Scan the lines below for "chart"; report the number of lines that contain it, and only that.

Start of Supplied material

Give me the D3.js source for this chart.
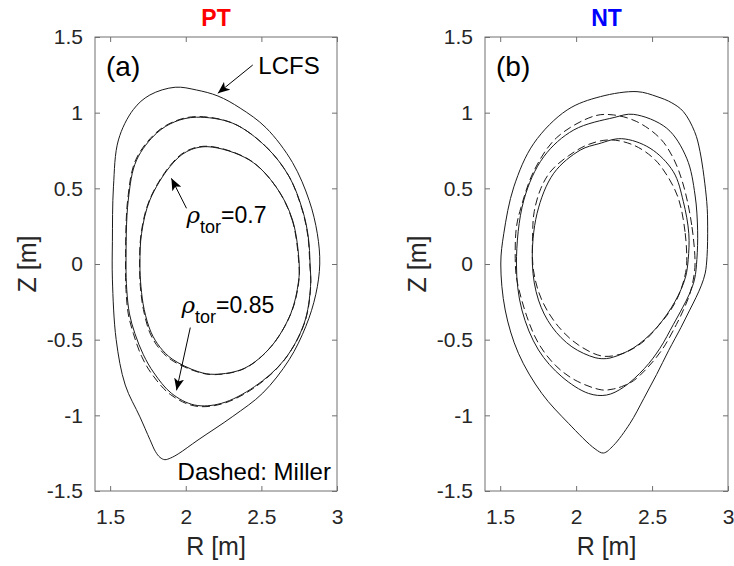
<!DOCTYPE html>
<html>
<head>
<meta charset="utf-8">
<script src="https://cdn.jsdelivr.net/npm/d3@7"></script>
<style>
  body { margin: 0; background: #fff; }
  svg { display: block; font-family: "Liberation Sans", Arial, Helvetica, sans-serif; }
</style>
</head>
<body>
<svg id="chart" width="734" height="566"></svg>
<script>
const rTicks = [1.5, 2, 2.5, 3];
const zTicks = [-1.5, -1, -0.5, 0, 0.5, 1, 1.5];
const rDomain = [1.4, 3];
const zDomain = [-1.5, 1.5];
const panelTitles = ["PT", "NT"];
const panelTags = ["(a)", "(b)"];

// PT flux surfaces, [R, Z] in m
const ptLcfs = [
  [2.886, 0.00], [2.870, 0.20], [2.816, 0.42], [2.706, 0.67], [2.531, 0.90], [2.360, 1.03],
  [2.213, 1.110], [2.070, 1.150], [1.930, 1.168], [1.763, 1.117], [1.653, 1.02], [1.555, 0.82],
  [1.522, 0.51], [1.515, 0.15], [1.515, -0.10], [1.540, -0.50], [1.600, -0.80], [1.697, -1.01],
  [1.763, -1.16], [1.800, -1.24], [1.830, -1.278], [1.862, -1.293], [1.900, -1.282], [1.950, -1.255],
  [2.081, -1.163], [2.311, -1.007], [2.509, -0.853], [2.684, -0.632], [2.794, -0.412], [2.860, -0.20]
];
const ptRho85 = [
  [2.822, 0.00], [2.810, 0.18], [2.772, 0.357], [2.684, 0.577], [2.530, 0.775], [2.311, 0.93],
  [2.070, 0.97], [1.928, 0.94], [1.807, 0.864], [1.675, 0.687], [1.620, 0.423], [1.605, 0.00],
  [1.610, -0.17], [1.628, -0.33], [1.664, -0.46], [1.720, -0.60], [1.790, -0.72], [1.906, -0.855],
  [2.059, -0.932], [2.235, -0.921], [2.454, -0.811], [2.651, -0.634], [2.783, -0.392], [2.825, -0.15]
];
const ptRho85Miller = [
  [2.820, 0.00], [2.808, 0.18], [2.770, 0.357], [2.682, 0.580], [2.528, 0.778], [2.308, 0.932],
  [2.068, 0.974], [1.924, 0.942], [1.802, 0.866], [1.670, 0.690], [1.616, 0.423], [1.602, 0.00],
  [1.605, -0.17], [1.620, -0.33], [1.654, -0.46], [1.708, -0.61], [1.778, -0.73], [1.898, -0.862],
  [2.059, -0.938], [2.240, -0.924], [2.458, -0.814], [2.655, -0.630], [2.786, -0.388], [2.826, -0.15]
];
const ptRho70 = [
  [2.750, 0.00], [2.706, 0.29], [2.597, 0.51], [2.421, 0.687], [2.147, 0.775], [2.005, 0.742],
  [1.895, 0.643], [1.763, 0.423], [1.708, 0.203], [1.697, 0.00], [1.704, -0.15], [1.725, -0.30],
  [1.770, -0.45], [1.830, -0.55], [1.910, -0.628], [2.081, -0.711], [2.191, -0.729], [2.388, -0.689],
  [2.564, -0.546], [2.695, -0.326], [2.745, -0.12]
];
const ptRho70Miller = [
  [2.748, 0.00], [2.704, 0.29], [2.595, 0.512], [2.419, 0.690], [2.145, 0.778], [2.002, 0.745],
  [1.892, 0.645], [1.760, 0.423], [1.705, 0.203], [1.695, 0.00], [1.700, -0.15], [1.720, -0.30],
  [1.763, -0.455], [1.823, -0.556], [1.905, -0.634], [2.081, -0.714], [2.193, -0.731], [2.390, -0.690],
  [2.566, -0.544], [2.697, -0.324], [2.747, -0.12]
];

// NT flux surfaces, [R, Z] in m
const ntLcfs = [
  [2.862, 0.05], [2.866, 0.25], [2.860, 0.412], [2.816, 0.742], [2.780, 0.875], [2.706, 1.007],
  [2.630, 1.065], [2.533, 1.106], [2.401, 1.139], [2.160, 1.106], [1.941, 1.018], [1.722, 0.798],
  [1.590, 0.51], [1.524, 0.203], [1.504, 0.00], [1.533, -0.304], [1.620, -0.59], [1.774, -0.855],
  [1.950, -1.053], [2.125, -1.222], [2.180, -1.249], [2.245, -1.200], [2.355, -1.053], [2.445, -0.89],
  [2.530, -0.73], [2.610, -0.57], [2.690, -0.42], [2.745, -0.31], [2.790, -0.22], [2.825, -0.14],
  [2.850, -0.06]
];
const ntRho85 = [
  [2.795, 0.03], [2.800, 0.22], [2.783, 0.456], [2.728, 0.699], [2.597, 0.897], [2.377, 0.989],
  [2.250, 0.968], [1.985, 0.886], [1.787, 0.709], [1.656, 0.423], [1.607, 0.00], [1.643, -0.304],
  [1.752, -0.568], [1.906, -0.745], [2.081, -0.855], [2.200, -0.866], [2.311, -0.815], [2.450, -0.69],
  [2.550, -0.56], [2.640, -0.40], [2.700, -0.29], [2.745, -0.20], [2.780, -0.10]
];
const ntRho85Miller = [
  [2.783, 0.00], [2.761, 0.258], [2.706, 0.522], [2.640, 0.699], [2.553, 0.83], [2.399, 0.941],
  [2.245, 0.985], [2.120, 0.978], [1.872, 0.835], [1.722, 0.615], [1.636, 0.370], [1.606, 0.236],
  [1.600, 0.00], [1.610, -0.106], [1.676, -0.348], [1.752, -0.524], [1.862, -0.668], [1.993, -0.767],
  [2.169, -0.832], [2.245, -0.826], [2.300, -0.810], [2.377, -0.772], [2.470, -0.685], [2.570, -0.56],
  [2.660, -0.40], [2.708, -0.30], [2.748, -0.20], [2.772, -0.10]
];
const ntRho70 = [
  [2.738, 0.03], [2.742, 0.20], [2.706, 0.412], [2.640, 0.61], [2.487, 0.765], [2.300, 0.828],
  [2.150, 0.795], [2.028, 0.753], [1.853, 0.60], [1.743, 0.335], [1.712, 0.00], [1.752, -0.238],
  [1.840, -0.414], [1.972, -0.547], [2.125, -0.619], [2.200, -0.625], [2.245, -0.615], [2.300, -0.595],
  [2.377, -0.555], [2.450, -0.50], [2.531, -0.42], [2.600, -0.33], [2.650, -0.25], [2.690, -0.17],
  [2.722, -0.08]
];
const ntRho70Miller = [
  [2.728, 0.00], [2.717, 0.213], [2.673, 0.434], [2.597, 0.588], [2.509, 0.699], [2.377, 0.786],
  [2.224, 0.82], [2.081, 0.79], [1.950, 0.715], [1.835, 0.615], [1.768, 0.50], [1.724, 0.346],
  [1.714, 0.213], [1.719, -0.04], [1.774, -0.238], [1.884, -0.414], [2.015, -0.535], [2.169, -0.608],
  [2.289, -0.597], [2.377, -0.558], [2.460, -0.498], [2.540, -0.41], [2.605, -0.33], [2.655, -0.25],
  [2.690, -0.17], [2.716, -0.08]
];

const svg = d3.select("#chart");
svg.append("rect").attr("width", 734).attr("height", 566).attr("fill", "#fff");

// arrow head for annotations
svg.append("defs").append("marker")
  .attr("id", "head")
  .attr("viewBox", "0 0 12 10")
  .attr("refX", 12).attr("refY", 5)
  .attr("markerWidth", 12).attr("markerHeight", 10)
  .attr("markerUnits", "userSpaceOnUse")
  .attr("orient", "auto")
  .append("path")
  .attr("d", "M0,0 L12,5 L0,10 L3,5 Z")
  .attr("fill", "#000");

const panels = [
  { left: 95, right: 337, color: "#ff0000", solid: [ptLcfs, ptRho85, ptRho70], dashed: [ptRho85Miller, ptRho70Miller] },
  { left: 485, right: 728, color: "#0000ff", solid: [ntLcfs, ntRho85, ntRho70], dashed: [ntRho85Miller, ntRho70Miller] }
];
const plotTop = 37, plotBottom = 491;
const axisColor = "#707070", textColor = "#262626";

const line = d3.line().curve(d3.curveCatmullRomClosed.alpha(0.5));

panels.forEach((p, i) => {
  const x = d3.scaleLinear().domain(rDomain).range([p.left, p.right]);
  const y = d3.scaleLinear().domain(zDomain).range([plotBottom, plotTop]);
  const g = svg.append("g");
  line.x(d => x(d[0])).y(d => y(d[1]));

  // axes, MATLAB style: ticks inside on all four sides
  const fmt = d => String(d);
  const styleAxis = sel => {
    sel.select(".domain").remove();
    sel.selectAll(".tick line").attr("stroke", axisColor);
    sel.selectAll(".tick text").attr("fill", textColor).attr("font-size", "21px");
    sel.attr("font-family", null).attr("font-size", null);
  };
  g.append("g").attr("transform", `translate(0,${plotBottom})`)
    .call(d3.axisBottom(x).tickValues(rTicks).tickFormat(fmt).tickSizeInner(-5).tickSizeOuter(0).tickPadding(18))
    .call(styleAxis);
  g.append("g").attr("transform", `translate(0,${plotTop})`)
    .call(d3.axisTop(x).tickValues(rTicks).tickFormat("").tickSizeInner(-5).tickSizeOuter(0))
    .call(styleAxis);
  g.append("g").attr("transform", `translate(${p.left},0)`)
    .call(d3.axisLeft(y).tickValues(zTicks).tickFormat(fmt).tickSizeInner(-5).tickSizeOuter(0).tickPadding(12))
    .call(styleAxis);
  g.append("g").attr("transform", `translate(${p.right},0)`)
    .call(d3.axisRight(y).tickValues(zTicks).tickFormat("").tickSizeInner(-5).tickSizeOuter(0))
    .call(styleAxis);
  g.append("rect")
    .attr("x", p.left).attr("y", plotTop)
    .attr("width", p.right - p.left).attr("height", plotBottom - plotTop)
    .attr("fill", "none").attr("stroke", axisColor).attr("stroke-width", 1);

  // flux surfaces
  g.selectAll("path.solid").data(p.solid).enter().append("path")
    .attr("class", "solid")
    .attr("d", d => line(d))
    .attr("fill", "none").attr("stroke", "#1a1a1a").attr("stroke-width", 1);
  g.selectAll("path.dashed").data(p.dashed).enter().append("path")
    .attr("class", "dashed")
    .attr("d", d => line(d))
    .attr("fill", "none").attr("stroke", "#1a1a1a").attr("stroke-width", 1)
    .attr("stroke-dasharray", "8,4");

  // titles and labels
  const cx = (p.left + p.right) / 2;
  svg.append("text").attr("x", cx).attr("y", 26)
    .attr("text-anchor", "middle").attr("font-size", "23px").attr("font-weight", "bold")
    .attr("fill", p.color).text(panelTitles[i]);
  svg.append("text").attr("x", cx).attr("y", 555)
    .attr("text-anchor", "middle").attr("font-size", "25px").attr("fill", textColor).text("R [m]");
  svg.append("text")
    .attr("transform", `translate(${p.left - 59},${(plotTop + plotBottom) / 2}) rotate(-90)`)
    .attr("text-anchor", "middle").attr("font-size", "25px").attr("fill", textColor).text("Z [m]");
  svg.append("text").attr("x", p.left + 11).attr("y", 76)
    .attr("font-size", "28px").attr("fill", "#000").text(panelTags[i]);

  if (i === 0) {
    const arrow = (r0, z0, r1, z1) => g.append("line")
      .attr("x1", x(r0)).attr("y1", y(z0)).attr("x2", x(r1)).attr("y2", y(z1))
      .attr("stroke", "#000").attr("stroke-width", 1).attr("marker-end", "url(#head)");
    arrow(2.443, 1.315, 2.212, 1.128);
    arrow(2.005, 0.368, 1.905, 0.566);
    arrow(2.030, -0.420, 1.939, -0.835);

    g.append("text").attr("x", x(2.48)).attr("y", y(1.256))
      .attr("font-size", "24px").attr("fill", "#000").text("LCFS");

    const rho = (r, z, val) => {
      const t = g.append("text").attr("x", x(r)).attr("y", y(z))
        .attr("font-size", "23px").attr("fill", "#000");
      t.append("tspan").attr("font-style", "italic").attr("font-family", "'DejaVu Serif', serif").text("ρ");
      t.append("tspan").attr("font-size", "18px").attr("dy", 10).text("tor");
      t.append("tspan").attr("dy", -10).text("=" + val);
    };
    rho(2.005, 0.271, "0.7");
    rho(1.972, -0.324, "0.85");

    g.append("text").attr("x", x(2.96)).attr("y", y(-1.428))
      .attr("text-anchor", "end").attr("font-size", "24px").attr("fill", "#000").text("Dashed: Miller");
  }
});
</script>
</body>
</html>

End of Supplied material
Start of Supplied material

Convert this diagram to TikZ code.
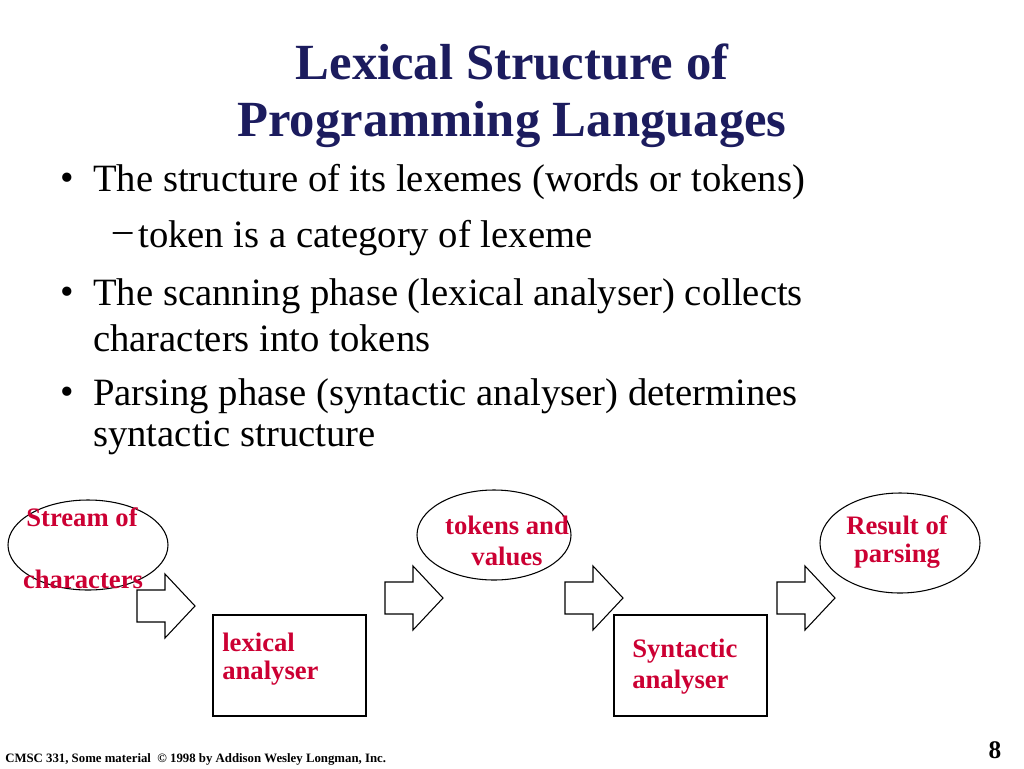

End of Supplied material

Worked solution:
3